How does protocol buffer handle versioning?

2019-03-12 06:35发布

问题:

How does protocol buffers handle type versioning?

For example, when I need to change a type definition over time? Like adding and removing fields.

回答1:

Google designed protobuf to be pretty forgiving with versioning:

  • unexpected data is either stored as "extensions" (making it round-trip safe), or silently dropped, depending on the implementation
  • new fields are generally added as "optional", meaning that old data can be loaded successfully

however:

  • do not renumber fields - that would break existing data
  • you should not normally change the way any given field is stored (i.e. from a fixed-with 32-bit int to a "varint")

Generally speaking, though - it will just work, and you don't need to worry much about versioning.



回答2:

I know this is an old question, but I ran into this recently. The way I got around it is using facades, and run-time decisions to serialize. This way I can deprecate/upgrade a field into a new type, with old and new messages handling it gracefully.

I am using Marc Gravell's protobuf.net (v2.3.5), and C#, but the theory of facades would work for any language and Google's original protobuf implementation.

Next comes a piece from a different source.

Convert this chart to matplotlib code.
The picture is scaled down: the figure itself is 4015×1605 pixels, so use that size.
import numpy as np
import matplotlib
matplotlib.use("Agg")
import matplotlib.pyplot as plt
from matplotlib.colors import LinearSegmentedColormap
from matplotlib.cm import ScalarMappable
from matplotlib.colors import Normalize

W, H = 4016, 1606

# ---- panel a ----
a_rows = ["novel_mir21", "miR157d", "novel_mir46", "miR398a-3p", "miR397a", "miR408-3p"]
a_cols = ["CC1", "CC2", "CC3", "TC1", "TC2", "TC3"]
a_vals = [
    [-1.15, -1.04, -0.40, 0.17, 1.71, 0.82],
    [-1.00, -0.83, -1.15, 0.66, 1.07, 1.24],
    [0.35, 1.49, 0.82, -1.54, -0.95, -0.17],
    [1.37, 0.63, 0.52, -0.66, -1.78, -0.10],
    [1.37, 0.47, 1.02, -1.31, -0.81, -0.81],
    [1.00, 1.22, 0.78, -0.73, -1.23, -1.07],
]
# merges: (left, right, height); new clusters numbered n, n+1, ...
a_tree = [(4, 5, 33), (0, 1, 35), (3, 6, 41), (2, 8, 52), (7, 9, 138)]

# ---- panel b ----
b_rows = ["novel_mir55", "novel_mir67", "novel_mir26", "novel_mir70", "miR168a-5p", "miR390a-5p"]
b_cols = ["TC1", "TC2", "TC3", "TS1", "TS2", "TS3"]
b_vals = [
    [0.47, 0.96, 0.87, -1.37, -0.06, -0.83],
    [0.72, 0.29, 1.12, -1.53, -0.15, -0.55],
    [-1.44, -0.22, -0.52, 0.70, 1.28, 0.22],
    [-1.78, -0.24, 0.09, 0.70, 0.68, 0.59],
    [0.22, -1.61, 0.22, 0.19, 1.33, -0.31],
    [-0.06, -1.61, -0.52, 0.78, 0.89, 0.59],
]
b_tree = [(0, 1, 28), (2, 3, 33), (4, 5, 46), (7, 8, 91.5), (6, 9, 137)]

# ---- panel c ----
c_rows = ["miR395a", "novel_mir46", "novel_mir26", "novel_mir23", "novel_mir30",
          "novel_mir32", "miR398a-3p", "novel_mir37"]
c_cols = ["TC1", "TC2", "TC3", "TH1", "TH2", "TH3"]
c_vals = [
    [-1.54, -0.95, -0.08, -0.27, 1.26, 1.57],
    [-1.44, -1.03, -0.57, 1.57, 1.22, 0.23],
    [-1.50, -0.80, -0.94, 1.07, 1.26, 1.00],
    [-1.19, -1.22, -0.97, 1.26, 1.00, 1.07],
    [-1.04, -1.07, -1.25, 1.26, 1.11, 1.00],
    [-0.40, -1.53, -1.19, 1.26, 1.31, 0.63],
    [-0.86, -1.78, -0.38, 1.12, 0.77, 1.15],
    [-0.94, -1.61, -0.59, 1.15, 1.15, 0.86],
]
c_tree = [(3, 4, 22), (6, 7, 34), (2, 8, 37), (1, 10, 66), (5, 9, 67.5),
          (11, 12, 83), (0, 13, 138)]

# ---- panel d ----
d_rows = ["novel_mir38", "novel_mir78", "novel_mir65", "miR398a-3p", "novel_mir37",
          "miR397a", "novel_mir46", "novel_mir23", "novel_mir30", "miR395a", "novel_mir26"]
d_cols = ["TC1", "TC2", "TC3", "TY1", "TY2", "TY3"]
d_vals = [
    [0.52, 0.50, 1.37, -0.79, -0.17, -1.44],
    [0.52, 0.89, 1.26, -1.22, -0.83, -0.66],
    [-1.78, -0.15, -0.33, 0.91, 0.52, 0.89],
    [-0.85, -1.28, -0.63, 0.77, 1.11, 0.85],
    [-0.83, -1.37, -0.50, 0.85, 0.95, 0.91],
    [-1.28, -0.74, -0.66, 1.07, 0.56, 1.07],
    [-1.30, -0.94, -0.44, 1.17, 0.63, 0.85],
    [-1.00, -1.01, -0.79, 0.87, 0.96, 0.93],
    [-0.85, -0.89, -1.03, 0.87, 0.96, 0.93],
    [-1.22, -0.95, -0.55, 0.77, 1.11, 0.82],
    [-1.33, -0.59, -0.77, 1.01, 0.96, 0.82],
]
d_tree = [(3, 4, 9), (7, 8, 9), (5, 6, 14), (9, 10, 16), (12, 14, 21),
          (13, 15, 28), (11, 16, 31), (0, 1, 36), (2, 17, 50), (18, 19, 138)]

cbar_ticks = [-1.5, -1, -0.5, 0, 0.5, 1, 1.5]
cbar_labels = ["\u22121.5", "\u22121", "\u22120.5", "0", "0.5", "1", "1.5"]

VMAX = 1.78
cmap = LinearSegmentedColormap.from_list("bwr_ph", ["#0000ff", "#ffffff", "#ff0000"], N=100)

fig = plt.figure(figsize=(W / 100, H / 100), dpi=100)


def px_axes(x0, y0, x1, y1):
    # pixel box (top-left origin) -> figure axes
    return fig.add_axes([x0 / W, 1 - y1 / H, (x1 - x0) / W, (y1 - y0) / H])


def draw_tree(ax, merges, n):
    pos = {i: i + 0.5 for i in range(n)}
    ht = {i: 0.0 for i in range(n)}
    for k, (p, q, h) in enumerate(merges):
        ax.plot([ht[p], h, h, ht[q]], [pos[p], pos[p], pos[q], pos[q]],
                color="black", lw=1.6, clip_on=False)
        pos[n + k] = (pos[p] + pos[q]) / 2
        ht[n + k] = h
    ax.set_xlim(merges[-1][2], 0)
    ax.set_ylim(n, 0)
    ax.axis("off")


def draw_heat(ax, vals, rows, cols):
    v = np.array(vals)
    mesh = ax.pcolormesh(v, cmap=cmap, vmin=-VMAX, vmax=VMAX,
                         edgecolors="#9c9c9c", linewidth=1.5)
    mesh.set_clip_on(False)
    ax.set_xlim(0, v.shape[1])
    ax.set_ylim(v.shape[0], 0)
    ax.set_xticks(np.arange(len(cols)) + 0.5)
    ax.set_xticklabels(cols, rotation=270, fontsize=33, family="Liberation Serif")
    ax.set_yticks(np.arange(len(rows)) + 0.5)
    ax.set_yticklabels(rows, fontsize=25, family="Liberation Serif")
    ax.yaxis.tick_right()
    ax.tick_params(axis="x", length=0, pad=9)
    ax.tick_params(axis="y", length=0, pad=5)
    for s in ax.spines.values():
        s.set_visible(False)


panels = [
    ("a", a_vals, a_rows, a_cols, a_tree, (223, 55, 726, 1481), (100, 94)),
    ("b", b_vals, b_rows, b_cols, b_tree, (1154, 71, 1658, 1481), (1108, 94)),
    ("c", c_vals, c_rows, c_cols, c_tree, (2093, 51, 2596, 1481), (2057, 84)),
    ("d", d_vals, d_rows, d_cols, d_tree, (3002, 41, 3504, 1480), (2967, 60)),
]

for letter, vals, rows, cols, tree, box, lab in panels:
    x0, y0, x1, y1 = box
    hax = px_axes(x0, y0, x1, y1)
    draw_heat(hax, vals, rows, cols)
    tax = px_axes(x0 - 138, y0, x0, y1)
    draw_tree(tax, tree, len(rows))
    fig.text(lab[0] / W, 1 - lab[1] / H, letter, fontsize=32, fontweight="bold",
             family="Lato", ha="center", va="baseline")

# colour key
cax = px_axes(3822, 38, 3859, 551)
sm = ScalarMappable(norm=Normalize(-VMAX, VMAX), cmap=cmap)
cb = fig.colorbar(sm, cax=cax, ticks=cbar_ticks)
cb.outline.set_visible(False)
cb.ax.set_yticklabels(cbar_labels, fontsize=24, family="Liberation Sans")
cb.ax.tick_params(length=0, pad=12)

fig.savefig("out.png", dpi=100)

My old class had a Timestamp of DateTime which I wanted to change to include the "Kind" (a .NET anachronism). Adding this effectively meant it serialized to 9 bytes instead of 8, which would be a breaking serialization change!

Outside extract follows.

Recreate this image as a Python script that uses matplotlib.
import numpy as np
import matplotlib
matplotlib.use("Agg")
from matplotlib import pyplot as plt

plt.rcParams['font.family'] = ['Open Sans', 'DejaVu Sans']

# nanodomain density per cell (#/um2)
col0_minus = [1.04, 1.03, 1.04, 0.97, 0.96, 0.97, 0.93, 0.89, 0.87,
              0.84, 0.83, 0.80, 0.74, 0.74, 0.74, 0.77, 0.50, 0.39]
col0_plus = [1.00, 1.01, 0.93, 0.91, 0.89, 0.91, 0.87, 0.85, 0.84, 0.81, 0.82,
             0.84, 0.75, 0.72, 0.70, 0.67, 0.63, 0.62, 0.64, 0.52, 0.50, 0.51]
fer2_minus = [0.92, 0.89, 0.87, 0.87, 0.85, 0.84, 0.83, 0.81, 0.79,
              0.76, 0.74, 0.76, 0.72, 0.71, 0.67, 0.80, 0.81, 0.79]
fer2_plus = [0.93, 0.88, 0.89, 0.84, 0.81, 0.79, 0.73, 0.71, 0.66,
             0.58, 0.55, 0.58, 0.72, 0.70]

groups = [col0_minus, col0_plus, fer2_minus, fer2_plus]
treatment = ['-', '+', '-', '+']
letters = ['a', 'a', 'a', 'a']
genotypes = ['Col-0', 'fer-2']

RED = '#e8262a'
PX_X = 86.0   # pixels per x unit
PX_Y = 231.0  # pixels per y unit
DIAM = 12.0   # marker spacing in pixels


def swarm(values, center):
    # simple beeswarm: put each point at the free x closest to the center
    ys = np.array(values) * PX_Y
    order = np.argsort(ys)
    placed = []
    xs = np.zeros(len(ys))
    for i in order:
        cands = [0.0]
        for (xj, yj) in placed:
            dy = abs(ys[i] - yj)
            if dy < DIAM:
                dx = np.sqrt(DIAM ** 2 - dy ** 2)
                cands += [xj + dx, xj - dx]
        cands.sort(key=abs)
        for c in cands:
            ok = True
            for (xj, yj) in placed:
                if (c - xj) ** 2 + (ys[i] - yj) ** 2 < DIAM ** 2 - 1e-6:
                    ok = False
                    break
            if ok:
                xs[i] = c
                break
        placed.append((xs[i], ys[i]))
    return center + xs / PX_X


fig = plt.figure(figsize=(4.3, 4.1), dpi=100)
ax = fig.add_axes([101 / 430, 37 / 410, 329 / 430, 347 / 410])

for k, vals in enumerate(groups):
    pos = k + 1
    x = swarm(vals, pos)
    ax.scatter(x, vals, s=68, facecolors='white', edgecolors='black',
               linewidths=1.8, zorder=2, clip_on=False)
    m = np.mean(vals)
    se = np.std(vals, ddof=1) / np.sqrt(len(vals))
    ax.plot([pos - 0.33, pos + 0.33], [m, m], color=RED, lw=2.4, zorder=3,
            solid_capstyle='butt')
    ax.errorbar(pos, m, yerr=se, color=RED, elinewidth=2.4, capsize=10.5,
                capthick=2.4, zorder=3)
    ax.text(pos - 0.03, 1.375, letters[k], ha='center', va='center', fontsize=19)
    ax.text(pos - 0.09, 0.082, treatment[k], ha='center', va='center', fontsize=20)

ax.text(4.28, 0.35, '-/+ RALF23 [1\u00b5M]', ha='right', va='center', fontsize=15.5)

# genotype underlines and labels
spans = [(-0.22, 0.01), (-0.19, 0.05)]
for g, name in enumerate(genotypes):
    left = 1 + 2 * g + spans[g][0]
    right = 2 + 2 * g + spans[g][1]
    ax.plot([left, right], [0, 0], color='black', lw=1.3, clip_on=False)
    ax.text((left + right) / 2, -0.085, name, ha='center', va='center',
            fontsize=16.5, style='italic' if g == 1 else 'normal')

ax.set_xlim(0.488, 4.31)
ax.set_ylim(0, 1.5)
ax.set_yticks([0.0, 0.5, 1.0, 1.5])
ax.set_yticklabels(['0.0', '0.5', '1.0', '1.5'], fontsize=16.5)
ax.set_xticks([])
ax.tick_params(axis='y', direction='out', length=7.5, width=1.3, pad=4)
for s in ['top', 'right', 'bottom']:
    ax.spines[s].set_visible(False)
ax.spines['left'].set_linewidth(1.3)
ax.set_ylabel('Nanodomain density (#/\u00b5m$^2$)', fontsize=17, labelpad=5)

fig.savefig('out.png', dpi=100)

    [ProtoMember(3, Name = "Timestamp")]
    public DateTime Timestamp { get; set; }

A fundamental of protobuf is NEVER to change the proto ids! I wanted to read old serialized binaries, which meant "3" was here to stay.

So,

I renamed the old property and made it private (yes, it can still deserialize through reflection magic), but my API no longer shows it useable!

    [ProtoMember(3, Name = "Timestamp-v1")]
    private DateTime __Timestamp_v1 = DateTime.MinValue;

I created a new Timestamp property, with a new proto id, and included the DateTime.Kind

    [ProtoMember(30002, Name = "Timestamp", DataFormat = ProtoBuf.DataFormat.WellKnown)]
    public DateTime Timestamp { get; set; }

I added a "AfterDeserialization" method to update our new time, in the case of old messages

    [ProtoAfterDeserialization]
    private void AfterDeserialization()
    {
        //V2 Timestamp includes a "kind" - we will stop using __Timestamp - so keep it up to date
        if (__Timestamp_v1 != DateTime.MinValue)
        {
            //Assume the timestamp was in UTC - as it was...
            Timestamp = new DateTime(__Timestamp_v1.Ticks, DateTimeKind.Utc)     //This is for old messages - we'll update our V2 timestamp...
        }
    }

Now, I have the old and new messages serializing/deserializing correctly, and my Timestamp now includes DateTime.Kind! Nothing broken.

However, this does mean that BOTH fields will be in all new messages going forward. So the final touch is to use a run-time serialization decision to exclude the old Timestamp (note this won't work if it was using protobuf's required attribute!!!)

    bool ShouldSerialize__Timestamp_v1() 
    {
        return __Timestamp_v1 != DateTime.MinValue;
    }

And thats it. I have a nice unit test which does it from end-to-end if anyone wants it...

I know my method relies on .NET magic, but I reckon the concept could be translated to other languages....